(begin)

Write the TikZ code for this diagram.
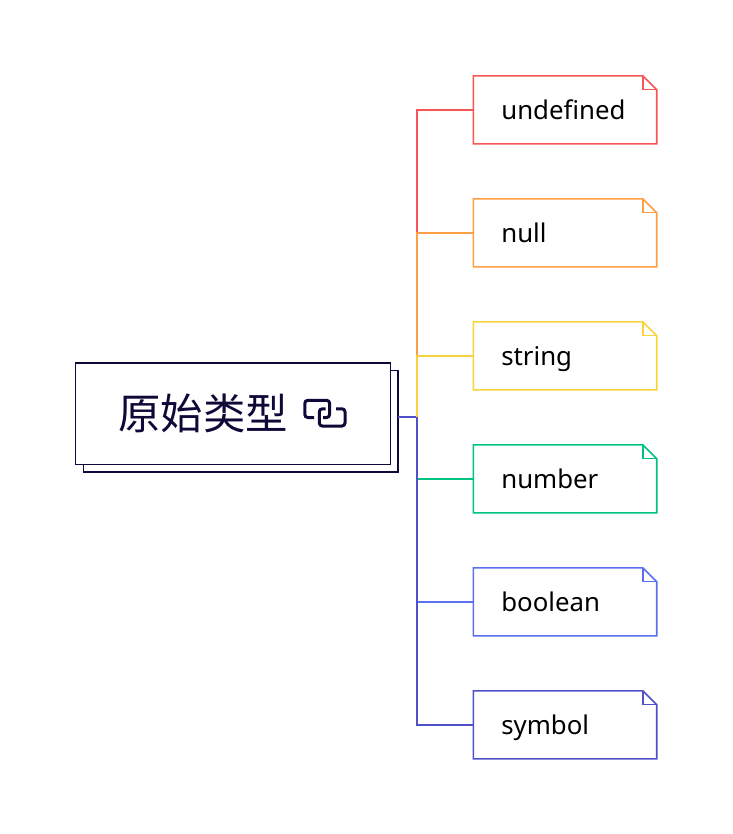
\documentclass[tikz,border=0pt]{standalone}
\usepackage{fontspec}
\setmainfont{Noto Sans}
\newfontfamily\cjk{Noto Sans CJK SC}
\definecolor{cred}{HTML}{F95555}
\definecolor{corange}{HTML}{FF9F45}
\definecolor{cyellow}{HTML}{F8D33C}
\definecolor{cgreen}{HTML}{00C382}
\definecolor{cblue}{HTML}{5B70EE}
\definecolor{cindigo}{HTML}{5050C8}
\definecolor{cdark}{HTML}{100838}
\tikzset{
  x=1pt,y=-1pt,
  notebox/.style={minimum width=183.4pt,minimum height=68pt,inner ysep=0pt,outer sep=0pt,
    text=black,font=\fontsize{25.8}{30}\selectfont,anchor=west,align=left,text width=127.4pt,
    inner xsep=28pt,text height=24pt,text depth=5pt},
  noteline/.style={line width=1.6pt,draw=#1,line join=miter},
  rootbox/.style={draw=cdark,line width=1.4pt,fill=white,minimum width=314.6pt,minimum height=101.3pt,inner sep=0pt,outer sep=0pt,anchor=north west},
  conn/.style={line width=1.6pt,draw=#1},
  linkicon/.style={draw=cdark,line width=3pt,rounded corners=3pt},
}
\newcommand{\notenode}[4]{%
  \node[notebox] (#1) at (473.3,#3) {#4};
  \draw[noteline=#2] (#1.north west) -- ([xshift=-13.7pt]#1.north east) -- ([yshift=-13.7pt]#1.north east) -- (#1.south east) -- (#1.south west) -- cycle;
  \draw[noteline=#2] ([xshift=-13.7pt]#1.north east) -- ([xshift=-13.7pt,yshift=-13.7pt]#1.north east) -- ([yshift=-13.7pt]#1.north east);
}
\begin{document}
\begin{tikzpicture}
\useasboundingbox (0,0) rectangle (732,834);
\fill[white] (0,0) rectangle (732,834);
\node[rootbox] (back) at (83.2,370.5) {};
\node[rootbox] (root) at (75.7,363) {};
\node[text=cdark,font=\cjk\fontsize{42.4}{50}\selectfont,anchor=west,inner sep=0pt] (title) at (118,413) {原始类型};
\draw[linkicon] (314,417.5) -- (304.8,417.5) -- (304.8,400.3) -- (329.6,400.3) -- (329.6,417.5) -- (323,417.5);
\draw[linkicon] (336,408.8) -- (345,408.8) -- (345,426) -- (319.3,426) -- (319.3,408.8) -- (325.5,408.8);
\notenode{n1}{cred}{109.9}{undefined}
\notenode{n2}{corange}{232.9}{null}
\notenode{n3}{cyellow}{355.9}{string}
\notenode{n4}{cgreen}{478.9}{number}
\notenode{n5}{cblue}{601.9}{boolean}
\notenode{n6}{cindigo}{724.9}{symbol}
\coordinate (jn) at (417.2,416.9);
\draw[conn=cindigo] (back.east |- jn) -- (jn);
\draw[conn=cgreen] (n4.west) -- (jn |- n4.west);
\draw[conn=cblue] (n5.west) -- (jn |- n5.west);
\draw[conn=cindigo] (jn) |- (n6.west);
\draw[conn=cred] (n1.west) -| (jn |- n2.west);
\draw[conn=corange] (n2.west) -| (jn |- n3.west);
\draw[conn=cyellow] (n3.west) -| (jn);
\end{tikzpicture}
\end{document}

(end)

Stated exercise:
Quote the data above in full, leaving out the pictures it holds.

Exercise response:
Write the TikZ code for this diagram.
\documentclass[tikz,border=0pt]{standalone}
\usepackage{fontspec}
\setmainfont{Noto Sans}
\newfontfamily\cjk{Noto Sans CJK SC}
\definecolor{cred}{HTML}{F95555}
\definecolor{corange}{HTML}{FF9F45}
\definecolor{cyellow}{HTML}{F8D33C}
\definecolor{cgreen}{HTML}{00C382}
\definecolor{cblue}{HTML}{5B70EE}
\definecolor{cindigo}{HTML}{5050C8}
\definecolor{cdark}{HTML}{100838}
\tikzset{
  x=1pt,y=-1pt,
  notebox/.style={minimum width=183.4pt,minimum height=68pt,inner ysep=0pt,outer sep=0pt,
    text=black,font=\fontsize{25.8}{30}\selectfont,anchor=west,align=left,text width=127.4pt,
    inner xsep=28pt,text height=24pt,text depth=5pt},
  noteline/.style={line width=1.6pt,draw=#1,line join=miter},
  rootbox/.style={draw=cdark,line width=1.4pt,fill=white,minimum width=314.6pt,minimum height=101.3pt,inner sep=0pt,outer sep=0pt,anchor=north west},
  conn/.style={line width=1.6pt,draw=#1},
  linkicon/.style={draw=cdark,line width=3pt,rounded corners=3pt},
}
\newcommand{\notenode}[4]{%
  \node[notebox] (#1) at (473.3,#3) {#4};
  \draw[noteline=#2] (#1.north west) -- ([xshift=-13.7pt]#1.north east) -- ([yshift=-13.7pt]#1.north east) -- (#1.south east) -- (#1.south west) -- cycle;
  \draw[noteline=#2] ([xshift=-13.7pt]#1.north east) -- ([xshift=-13.7pt,yshift=-13.7pt]#1.north east) -- ([yshift=-13.7pt]#1.north east);
}
\begin{document}
\begin{tikzpicture}
\useasboundingbox (0,0) rectangle (732,834);
\fill[white] (0,0) rectangle (732,834);
\node[rootbox] (back) at (83.2,370.5) {};
\node[rootbox] (root) at (75.7,363) {};
\node[text=cdark,font=\cjk\fontsize{42.4}{50}\selectfont,anchor=west,inner sep=0pt] (title) at (118,413) {原始类型};
\draw[linkicon] (314,417.5) -- (304.8,417.5) -- (304.8,400.3) -- (329.6,400.3) -- (329.6,417.5) -- (323,417.5);
\draw[linkicon] (336,408.8) -- (345,408.8) -- (345,426) -- (319.3,426) -- (319.3,408.8) -- (325.5,408.8);
\notenode{n1}{cred}{109.9}{undefined}
\notenode{n2}{corange}{232.9}{null}
\notenode{n3}{cyellow}{355.9}{string}
\notenode{n4}{cgreen}{478.9}{number}
\notenode{n5}{cblue}{601.9}{boolean}
\notenode{n6}{cindigo}{724.9}{symbol}
\coordinate (jn) at (417.2,416.9);
\draw[conn=cindigo] (back.east |- jn) -- (jn);
\draw[conn=cgreen] (n4.west) -- (jn |- n4.west);
\draw[conn=cblue] (n5.west) -- (jn |- n5.west);
\draw[conn=cindigo] (jn) |- (n6.west);
\draw[conn=cred] (n1.west) -| (jn |- n2.west);
\draw[conn=corange] (n2.west) -| (jn |- n3.west);
\draw[conn=cyellow] (n3.west) -| (jn);
\end{tikzpicture}
\end{document}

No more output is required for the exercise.